We also invite you to provide feedback via the Gansevoort Peninsula Public Feedback Tool prepared by the design team. Responses to the Feedback Tool will be sent directly to the designers.  

A summary of feedback received as of May 1st, 2019 can be found here:  Gansevoort Peninsula Community Feedback Summary.

*Design rendering of Hammon's Day's End

Pier 54 & 55

To the north of Gansevoort is an area once known as “Luxury Liner Row,” with piers once owned and operated by the Cunard Line. Pier 54 received survivors of the RMS Titanic from the RMS Carpathia and it was also the pier from which the doomed Lusitania made its final departure.

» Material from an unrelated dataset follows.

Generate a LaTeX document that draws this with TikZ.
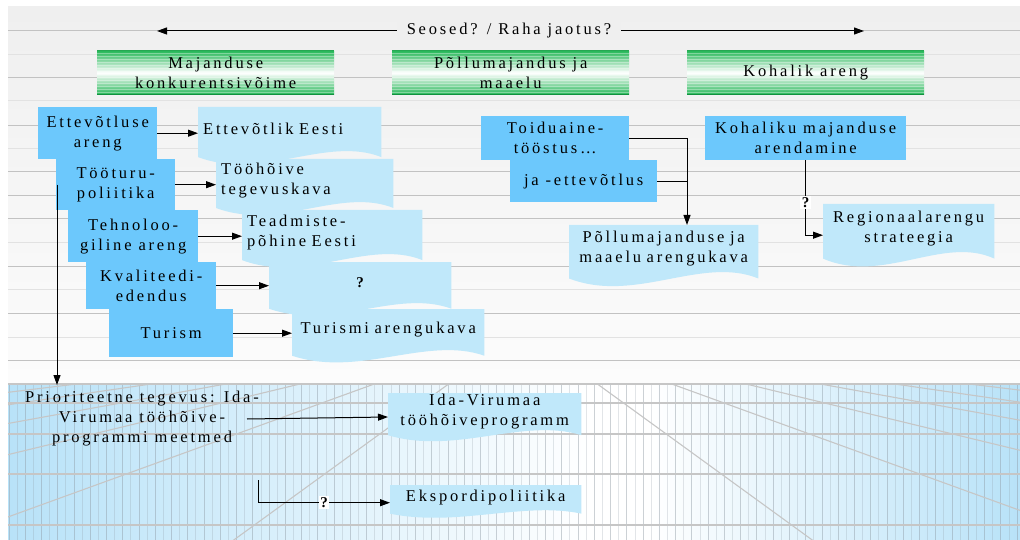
\documentclass[tikz,border=0pt]{standalone}
\usepackage{fontspec}
\setmainfont{Liberation Serif}[LetterSpace=17]
\usetikzlibrary{arrows.meta,calc}
\definecolor{boxblue}{HTML}{6CC8FC}
\definecolor{docblue}{HTML}{C0E8FA}
\definecolor{hgreen}{HTML}{2BB95C}
\definecolor{hgreendk}{HTML}{12913F}
\definecolor{slidegray}{HTML}{EFEFEF}
\definecolor{slidelight}{HTML}{FCFCFC}
\definecolor{floorblue}{HTML}{B8E2F8}
\definecolor{linedk}{HTML}{C2C2C2}
\definecolor{linelt}{HTML}{E2E2E2}
\definecolor{gridgray}{HTML}{C6C6C6}
\definecolor{vgray}{HTML}{8E9AA4}
\pgfdeclarelayer{bg}\pgfdeclarelayer{back}\pgfsetlayers{bg,back,main}
\newcommand\wavefill[1]{%
  \fill[docblue] let \p1=(#1.north west), \p2=(#1.south east) in
    (\p1) -- (\x2,\y1) -- (\x2,{\y1-0.88*(\y1-\y2)/0.78})
    .. controls ({\x1+0.7*(\x2-\x1)},{\y1-0.5*(\y1-\y2)/0.78})
           and ({\x1+0.35*(\x2-\x1)},{\y1-1.3*(\y1-\y2)/0.78})
    .. (\x1,{\y1-0.88*(\y1-\y2)/0.78}) -- cycle;}
\begin{document}
\begin{tikzpicture}[x=1pt,y=-1pt,
  font=\fontsize{16.5}{20}\selectfont,
  arr/.style={-{Triangle[length=10pt,width=7pt]}, line width=1pt},
  conn/.style={line width=1pt},
  bbox/.style={fill=boxblue, align=center, inner sep=2pt, anchor=north west},
  doc/.style={inner xsep=5pt, inner ysep=0pt, anchor=north west},
  hdr/.style={minimum width=237, minimum height=43, inner sep=0pt, align=center,
    anchor=north west, top color=hgreen, bottom color=hgreen, middle color=white,
    path picture={\foreach \k in {2,5,...,41}{\draw[white,opacity=.35,line width=1pt]
      ([yshift=-\k pt]path picture bounding box.north west) --
      ([yshift=-\k pt]path picture bounding box.north east);}}},
  qmark/.style={fill=white, inner sep=1.5pt, font=\fontsize{15}{18}\selectfont\bfseries},
  hl/.style={line width=1pt}]
\useasboundingbox (0,0) rectangle (1020,540);

% ---------- background ----------
\begin{pgfonlayer}{bg}
\fill[white] (0,0) rectangle (1020,540);
\shade[top color=slidegray, bottom color=slidelight] (8,7) rectangle (1020,383);
\foreach \yy/\cc in {31/linedk,55/linelt,78/linedk,101/linelt,126/linedk,149/linelt,
  172/linedk,196/linedk,219/linedk,243/linelt,266/linedk,289/linelt,313/linedk,
  337/linelt,360/linedk}
  \draw[hl,\cc] (8,\yy) -- (1020,\yy);
\begin{scope}
\clip (8,383) rectangle (1020,540);
\shade[left color=floorblue, right color=white] (8,383) rectangle (590,540);
\fill[white] (590,383) rectangle (650,540);
\shade[left color=white, right color=floorblue] (650,383) rectangle (1020,540);
\foreach \i in {0,...,124}{
  \pgfmathsetmacro\op{mod(\i,2)==0 ? 0.45 : 0.25}
  \draw[vgray,opacity=\op,line width=1pt] ({9+\i*8.13},383) -- ++(0,157);}
\foreach \yy in {403,434,474,525}
  \draw[gridgray,line width=1.5pt] (8,\yy) -- (1020,\yy);
\foreach \k in {-7,...,-1,1,2,...,7}
  \draw[gridgray,line width=1.1pt] (523,330) -- ({523+73*\k*12},{330+53*12});
\draw[gridgray,line width=2pt] (8,384) -- (1020,384);
\end{scope}
\end{pgfonlayer}

% ---------- top arrow ----------
\node[fill=slidegray, inner xsep=10pt, inner ysep=2pt] (seo) at (509,31) {Seosed? / Raha jaotus?};
\coordinate (sl) at (157,31);
\coordinate (sr) at (864,31);
\draw[arr] (seo.west) -- (sl);
\draw[arr] (seo.east) -- (sr);

% ---------- headers ----------
\node[hdr] (h1) at (97,51) {Majanduse\\konkurentsivõime};
\node[hdr] (h2) at (392,51) {Põllumajandus ja\\maaelu};
\node[hdr] (h3) at (687,51) {Kohalik areng};
\foreach \h in {h1,h2,h3}{
  \draw[hgreendk,line width=1.5pt] (\h.south west) -- (\h.south east);
  \draw[hgreen!90!black,line width=1pt] (\h.north west) -- (\h.north east);}

% ---------- left column ----------
\node[bbox, minimum width=119, minimum height=52] (ett) at (38,107) {Ettevõtluse\\areng};
\node[bbox, minimum width=119, minimum height=51] (too) at (56,159) {Tööturu-\\poliitika};
\node[bbox, minimum width=130, minimum height=52] (teh) at (68,210) {Tehnoloo-\\giline areng};
\node[bbox, minimum width=130, minimum height=47] (kva) at (86,262) {Kvaliteedi-\\edendus};
\node[bbox, minimum width=124, minimum height=48] (tur) at (109,309) {Turism};

\node[doc, align=left, text width=173, minimum height=44] (d1) at (198,107) {Ettevõtlik Eesti\\[14pt]};
\node[doc, align=left, text width=167, minimum height=43] (d2) at (216,159) {Tööhõive\\tegevuskava};
\node[doc, align=left, text width=170, minimum height=44] (d3) at (242,210) {Teadmiste-\\põhine Eesti};
\node[doc, align=center, text width=172, minimum height=41, font=\fontsize{15}{18}\selectfont\bfseries] (d4) at (269,262) {?};
\node[doc, align=center, text width=182, minimum height=41] (d5) at (292,309) {Turismi arengukava};

\draw[arr] (ett.east) -- (ett.east -| d1.west);
\draw[arr] (too.east) -- (too.east -| d2.west);
\draw[arr] (teh.east) -- (teh.east -| d3.west);
\draw[arr] (kva.east) -- (kva.east -| d4.west);
\draw[arr] (tur.east) -- (tur.east -| d5.west);

% ---------- middle / right ----------
\node[bbox, minimum width=148, minimum height=44] (toid) at (481,116) {Toiduaine-\\tööstus…};
\node[bbox, minimum width=147, minimum height=42] (ja) at (510,160) {ja -ettevõtlus};
\node[bbox, minimum width=201, minimum height=44] (koh) at (705,116) {Kohaliku majanduse\\arendamine};
\node[doc, align=center, text width=179, minimum height=47] (pol) at (569,225) {Põllumajanduse ja\\maaelu arengukava};
\node[doc, align=center, text width=161, minimum height=48] (reg) at (823,204) {Regionaalarengu\\strateegia};

\coordinate (jx) at (687,0);
\draw[arr] (toid.east) -| (jx |- pol.north);
\draw[conn] (ja.east) -- (ja.east -| jx);
\draw[arr] (koh.south) |- node[qmark,pos=0.28]{?} ([yshift=-7pt]reg.west);

% ---------- bottom ----------
\node[align=center, inner sep=0pt] (prio) at (142,419) {Prioriteetne tegevus: Ida-\\Virumaa tööhõive-\\programmi meetmed};
\node[doc, align=center, text width=183, minimum height=37] (ida) at (388,393) {Ida-Virumaa\\tööhõiveprogramm};
\node[doc, align=center, text width=181, minimum height=25] (eks) at (390,485) {Ekspordipoliitika};

\coordinate (vend) at (57,385);
\draw[arr] ([xshift=1pt]too.west) -- (vend);
\draw[arr] ([xshift=-12pt]prio.east) -- ([yshift=2pt]prio.east -| ida.west);
\coordinate (ek0) at (258,480);
\draw[conn,-{Triangle[length=10pt,width=7pt]}] (ek0) |- node[qmark,pos=0.75]{?} ([yshift=-5pt]eks.west);

% ---------- document shapes ----------
\begin{pgfonlayer}{back}
\foreach \d in {d1,d2,d3,d4,d5,pol,reg,ida,eks}{\wavefill{\d}}
\end{pgfonlayer}
\end{tikzpicture}
\end{document}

Today, the piles from Pier 54 are providing habitat for in-water species, and a new public pier, named “Pier 55,” is well under construction to its immediate north. In November 2014, the Trust and Barry Diller/Diane von Furstenberg announced a plan to replace the dilapidated Pier 54 with a new pier combining public park and performance space.  The Trust worked with the Diller-von Furstenberg Foundation to conceive a new 2.7-acre public pier dedicated to parkland and with performing arts programming. Heatherwick Studio and Mathews Nielsen Landscape Architects have designed Pier55 as an innovative, green public park pier that will also feature a 750-seat amphitheater, informal performance areas, lawns, gardens and a public plaza. The pier will feature more than 100 species of plants and trees, and meandering paths that will stretch as high as 62 feet, allowing for spectacular harbor views. Pier 55 is planned to open in Spring 2021.  In addition to providing unique public parkland for all to enjoy, Pier55 will also become one of NYC’s premier outdoor venues for cultural programming, the majority of which will be free and low-cost.

Pier 57

Continuing north is Pier 57, a two-story structure that was used by the NYC Transit Authority as a bus depot until 2004. Pier 57 is the only pier in New York City with a “basement.” Constructed in 1954, the pier rests on concrete caissons which even today remain watertight. This structural uniqueness qualified the pier for placement on the National Register of Historic Places. 

Pier 57

Pier 57 is currently being restored and constructed as a mixed use pier offering office space, indoor and outdoor public seating areas, restaurants, a marketplace, cultural, and educational uses, and a large landscaped public rooftop park. In 2008, following an extensive Request for Proposals process and public review, the Trust selected Young Woo & Associates to develop the pier for urban retail. A lease was subsequently executed after the Trust’s significant action process. In 2014, Young Woo brought on RXR to partner in the pier’s development.  Soon after, Google was brought on to expand its footprint in Manhattan and to become the pier’s anchor tenant.